1976: ABC Debuts the First 'Barbara Walters Special'
This day in 1976 marked the first broadcast of an occasional special ABC presentation, The Barbara Walters Special. In the show, ABC News' Barbara Walters — who would go on to establish herself as one of television's best known interviewers — profiled President-elect Jimmy Carter, his wife, Rosalynn, and their family, and Barbara Streisand and hairdresser-turned-producer Jon Peters, the then-power couple who had collaborated on Streisand's hit, A Star is Born.
The one-hour special was the first of the four-a-year prime time specials Walters' was required to do as part of her record-breaking million-dollar contract.
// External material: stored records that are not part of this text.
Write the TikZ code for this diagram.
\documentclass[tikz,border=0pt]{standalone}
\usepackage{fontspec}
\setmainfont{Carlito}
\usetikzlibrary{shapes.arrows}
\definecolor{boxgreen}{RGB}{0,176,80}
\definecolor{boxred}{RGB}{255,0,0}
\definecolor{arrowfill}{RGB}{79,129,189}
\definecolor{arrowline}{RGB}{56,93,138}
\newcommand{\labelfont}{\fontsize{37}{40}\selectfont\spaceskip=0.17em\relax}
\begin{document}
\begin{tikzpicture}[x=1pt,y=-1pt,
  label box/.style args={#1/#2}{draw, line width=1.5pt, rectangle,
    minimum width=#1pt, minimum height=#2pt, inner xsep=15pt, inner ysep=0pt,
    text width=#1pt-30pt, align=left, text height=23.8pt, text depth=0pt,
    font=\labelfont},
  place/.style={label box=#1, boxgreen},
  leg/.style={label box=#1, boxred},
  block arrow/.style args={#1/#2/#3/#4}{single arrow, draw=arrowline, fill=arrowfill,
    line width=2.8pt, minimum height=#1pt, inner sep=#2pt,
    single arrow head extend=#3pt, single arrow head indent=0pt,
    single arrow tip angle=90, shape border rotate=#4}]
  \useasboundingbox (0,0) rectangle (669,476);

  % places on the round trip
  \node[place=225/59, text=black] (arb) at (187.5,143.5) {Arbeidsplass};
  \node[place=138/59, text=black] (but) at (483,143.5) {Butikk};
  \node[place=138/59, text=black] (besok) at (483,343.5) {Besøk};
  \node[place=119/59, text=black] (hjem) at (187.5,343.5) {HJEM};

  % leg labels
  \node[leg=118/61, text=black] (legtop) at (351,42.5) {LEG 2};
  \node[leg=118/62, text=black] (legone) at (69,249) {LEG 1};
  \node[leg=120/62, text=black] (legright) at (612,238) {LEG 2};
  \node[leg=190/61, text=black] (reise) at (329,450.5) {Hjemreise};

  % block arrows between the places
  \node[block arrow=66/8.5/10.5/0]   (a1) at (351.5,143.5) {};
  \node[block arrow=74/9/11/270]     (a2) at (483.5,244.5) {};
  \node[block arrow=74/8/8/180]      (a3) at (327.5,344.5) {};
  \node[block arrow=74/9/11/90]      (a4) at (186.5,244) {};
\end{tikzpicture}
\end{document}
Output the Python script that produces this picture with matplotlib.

In her 2008 memoir, Audition, Walters talked about the critics' response to that initial show: "But what provoked the most wrath was a segment we sandwiched in between the Streisand interview and the Carters: a brief tour I conducted of my own apartment in New York. I really hadn't wanted to, but we were short a third guest. I hadn't been able to get another celebrity to agree to an interview, so against my better judgment — and it really was against my better judgment — we filled four minutes of the program with a view of my living room. We rationalized this by saying we had shown Streisand's home and Jimmy Carter's home, so why not mine?"
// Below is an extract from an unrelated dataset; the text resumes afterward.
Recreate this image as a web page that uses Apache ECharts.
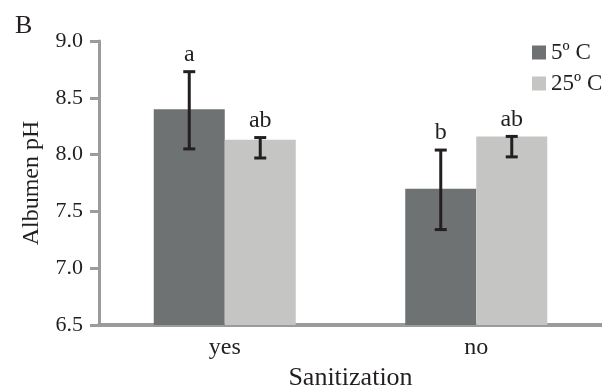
<!DOCTYPE html>
<html>
<head>
<meta charset="utf-8">
<script src="https://cdn.jsdelivr.net/npm/echarts@6/dist/echarts.min.js"></script>
<style>html,body{margin:0;padding:0;background:#fff}#c{width:602px;height:385px}</style>
</head>
<body>
<div id="c"></div>
<script>
var categories = ['yes', 'no'];
var seriesNames = ['5º C', '25º C'];
var means5 = [8.40, 7.70];
var means25 = [8.13, 8.16];
var errLow5 = [8.05, 7.34];
var errHigh5 = [8.73, 8.04];
var errLow25 = [7.97, 7.98];
var errHigh25 = [8.15, 8.16];
var letters5 = ['a', 'b'];
var letters25 = ['ab', 'ab'];
var yTicks = [6.5, 7.0, 7.5, 8.0, 8.5, 9.0];

var FONT = '"Liberation Serif", "DejaVu Serif", serif';
var BAR_W = 71;
var TXT = '#231f20';

function errSeries(low, high, letters, offset) {
  var data = categories.map(function (c, i) { return [i, low[i], high[i], letters[i]]; });
  return {
    type: 'custom',
    silent: true,
    z: 10,
    data: data,
    encode: { x: 0, y: [1, 2] },
    renderItem: function (params, api) {
      var i = api.value(0);
      var lo = api.coord([i, api.value(1)]);
      var hi = api.coord([i, api.value(2)]);
      var x = lo[0] + offset;
      var cap = 6;
      var st = { stroke: '#231f20', lineWidth: 3 };
      return {
        type: 'group',
        children: [
          { type: 'line', shape: { x1: x, y1: hi[1], x2: x, y2: lo[1] }, style: st },
          { type: 'line', shape: { x1: x - cap, y1: hi[1], x2: x + cap, y2: hi[1] }, style: st },
          { type: 'line', shape: { x1: x - cap, y1: lo[1], x2: x + cap, y2: lo[1] }, style: st },
          { type: 'text', style: { text: data[params.dataIndex][3], x: x, y: hi[1] - 5, align: 'center', verticalAlign: 'bottom', font: '24px ' + FONT, fill: TXT } }
        ]
      };
    }
  };
}

var chart = echarts.init(document.getElementById('c'), null, { renderer: 'canvas' });
chart.setOption({
  animation: false,
  backgroundColor: '#fff',
  title: { text: 'B', left: 10, top: 8, textStyle: { fontFamily: FONT, fontSize: 26, fontWeight: 'normal', color: TXT } },
  legend: {
    orient: 'vertical', left: 527, top: 36,
    itemWidth: 14, itemHeight: 14, itemGap: 8,
    icon: 'rect',
    textStyle: { fontFamily: FONT, fontSize: 23, color: TXT, lineHeight: 23, padding: [0, 0, 0, 0] },
    data: seriesNames
  },
  grid: { left: 99, right: 0, top: 41, bottom: 60, outerBoundsMode: 'none', containLabel: false },
  xAxis: {
    type: 'category', data: categories,
    axisLine: { lineStyle: { color: '#9b9b9b', width: 4 } },
    axisTick: { show: false },
    axisLabel: { fontFamily: FONT, fontSize: 24, color: TXT, margin: 11 },
    name: 'Sanitization', nameLocation: 'middle', nameGap: 38,
    nameTextStyle: { fontFamily: FONT, fontSize: 26, color: TXT }
  },
  yAxis: {
    type: 'value', min: yTicks[0], max: yTicks[yTicks.length - 1], interval: 0.5,
    axisLine: { show: true, lineStyle: { color: '#9b9b9b', width: 3 } },
    axisTick: { show: true, length: 9, lineStyle: { color: '#9b9b9b', width: 3 } },
    splitLine: { show: false },
    axisLabel: { fontFamily: FONT, fontSize: 22, color: TXT, margin: 16, formatter: function (v) { return v.toFixed(1); } },
    name: 'Albumen pH', nameLocation: 'middle', nameGap: 55, nameRotate: 90,
    nameTextStyle: { fontFamily: FONT, fontSize: 24, color: TXT }
  },
  series: [
    { name: seriesNames[0], type: 'bar', data: means5, barWidth: BAR_W, barGap: '0%', itemStyle: { color: '#6e7272' } },
    { name: seriesNames[1], type: 'bar', data: means25, barWidth: BAR_W, barGap: '0%', itemStyle: { color: '#c5c5c3' } },
    errSeries(errLow5, errHigh5, letters5, -BAR_W / 2),
    errSeries(errLow25, errHigh25, letters25, BAR_W / 2)
  ]
});
</script>
</body>
</html>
60 Minutes' Morley Safer, in his radio commentary, said: "Sandwiched between the white bread of the Carters and the pumpernickel of Streisand, we were treated to the pastrami of Ms. Walters herself."
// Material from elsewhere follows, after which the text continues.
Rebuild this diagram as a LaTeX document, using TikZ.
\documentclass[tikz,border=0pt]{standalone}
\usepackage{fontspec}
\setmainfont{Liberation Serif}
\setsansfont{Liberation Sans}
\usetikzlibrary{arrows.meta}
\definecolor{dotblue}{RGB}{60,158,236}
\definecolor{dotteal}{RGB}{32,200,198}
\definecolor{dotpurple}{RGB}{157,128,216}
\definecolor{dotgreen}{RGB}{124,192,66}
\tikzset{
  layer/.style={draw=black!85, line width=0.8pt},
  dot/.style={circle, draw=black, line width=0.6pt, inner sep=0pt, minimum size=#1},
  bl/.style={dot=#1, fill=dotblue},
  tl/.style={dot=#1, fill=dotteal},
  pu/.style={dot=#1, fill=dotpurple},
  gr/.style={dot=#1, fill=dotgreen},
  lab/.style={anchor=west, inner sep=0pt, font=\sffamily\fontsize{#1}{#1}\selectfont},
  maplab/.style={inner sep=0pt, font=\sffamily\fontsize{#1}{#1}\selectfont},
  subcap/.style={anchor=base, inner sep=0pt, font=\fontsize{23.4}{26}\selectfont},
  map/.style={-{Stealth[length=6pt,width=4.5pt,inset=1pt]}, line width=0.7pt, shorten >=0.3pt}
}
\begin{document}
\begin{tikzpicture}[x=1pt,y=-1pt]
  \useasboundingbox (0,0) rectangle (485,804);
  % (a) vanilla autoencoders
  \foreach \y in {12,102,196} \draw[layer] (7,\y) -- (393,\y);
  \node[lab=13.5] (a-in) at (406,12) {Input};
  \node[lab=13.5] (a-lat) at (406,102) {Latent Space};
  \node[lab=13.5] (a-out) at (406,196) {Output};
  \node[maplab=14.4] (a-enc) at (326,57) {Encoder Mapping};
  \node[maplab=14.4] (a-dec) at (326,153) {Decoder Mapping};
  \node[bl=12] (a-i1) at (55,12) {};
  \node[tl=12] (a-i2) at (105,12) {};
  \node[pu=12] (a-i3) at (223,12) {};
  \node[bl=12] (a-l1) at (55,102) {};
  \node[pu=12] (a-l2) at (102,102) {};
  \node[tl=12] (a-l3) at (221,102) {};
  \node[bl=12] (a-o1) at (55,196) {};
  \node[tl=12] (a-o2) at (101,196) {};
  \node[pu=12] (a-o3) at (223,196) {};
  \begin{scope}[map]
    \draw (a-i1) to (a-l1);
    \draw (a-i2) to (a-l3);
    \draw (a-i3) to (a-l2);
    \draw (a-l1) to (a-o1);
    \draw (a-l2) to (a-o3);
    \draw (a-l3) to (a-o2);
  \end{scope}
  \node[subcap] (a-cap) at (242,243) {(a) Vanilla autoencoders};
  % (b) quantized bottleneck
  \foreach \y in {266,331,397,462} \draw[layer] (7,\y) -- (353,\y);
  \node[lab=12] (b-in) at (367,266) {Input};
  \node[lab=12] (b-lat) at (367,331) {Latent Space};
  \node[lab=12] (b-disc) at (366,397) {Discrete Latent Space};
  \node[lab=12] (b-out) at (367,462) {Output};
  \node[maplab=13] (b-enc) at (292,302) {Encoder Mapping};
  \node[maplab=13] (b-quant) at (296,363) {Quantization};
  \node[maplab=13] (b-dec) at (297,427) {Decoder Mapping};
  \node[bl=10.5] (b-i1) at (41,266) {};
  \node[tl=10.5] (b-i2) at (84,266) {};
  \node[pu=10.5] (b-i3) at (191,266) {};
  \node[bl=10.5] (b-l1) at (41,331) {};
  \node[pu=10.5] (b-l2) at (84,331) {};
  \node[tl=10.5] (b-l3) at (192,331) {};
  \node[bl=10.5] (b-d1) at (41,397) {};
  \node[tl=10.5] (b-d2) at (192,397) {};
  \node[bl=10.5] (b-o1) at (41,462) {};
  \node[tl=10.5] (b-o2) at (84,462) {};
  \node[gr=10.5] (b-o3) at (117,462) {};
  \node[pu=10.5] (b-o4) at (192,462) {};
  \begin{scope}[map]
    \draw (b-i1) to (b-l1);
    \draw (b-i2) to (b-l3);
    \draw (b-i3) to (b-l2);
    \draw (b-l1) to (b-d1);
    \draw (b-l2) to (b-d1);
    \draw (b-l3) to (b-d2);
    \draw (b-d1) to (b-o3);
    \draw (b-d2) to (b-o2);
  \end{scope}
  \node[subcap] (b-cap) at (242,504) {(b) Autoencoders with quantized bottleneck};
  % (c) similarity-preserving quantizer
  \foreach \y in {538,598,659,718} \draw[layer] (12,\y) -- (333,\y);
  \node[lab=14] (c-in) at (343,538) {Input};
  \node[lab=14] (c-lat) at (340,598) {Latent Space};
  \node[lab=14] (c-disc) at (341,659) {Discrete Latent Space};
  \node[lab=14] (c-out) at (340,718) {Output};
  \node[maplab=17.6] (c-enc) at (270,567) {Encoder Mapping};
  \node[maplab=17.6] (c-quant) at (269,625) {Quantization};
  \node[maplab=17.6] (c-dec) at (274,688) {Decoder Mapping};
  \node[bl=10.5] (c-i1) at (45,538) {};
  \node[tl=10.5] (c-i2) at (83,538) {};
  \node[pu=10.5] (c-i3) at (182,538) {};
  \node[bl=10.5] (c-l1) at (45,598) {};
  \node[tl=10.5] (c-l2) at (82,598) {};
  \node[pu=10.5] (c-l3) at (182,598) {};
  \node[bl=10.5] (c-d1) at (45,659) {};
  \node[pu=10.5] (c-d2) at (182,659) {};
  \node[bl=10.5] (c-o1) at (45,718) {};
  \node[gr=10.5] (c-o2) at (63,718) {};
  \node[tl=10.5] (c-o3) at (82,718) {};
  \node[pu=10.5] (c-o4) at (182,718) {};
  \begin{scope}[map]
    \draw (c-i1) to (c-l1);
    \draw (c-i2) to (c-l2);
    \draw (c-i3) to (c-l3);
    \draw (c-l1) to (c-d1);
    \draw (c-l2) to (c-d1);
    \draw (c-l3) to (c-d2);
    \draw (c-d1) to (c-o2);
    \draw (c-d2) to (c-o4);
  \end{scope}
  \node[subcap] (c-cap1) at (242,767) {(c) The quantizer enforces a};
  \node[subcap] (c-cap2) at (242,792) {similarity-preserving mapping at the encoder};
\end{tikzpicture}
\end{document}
The Washington Post's Sander Vanocur said of the first special: "She's bad at it. Does she ever let anyone finish a thought?..." And, in reference to the apartment tour: "She was interviewing herself. That way, at least, the only person she can interrupt is herself."
But ultimately, Walters got the last laugh: "That first Special was a runaway smash hit," she wrote in Audition. "It significantly beat both CBS and NBC. More than fifteen million people watched."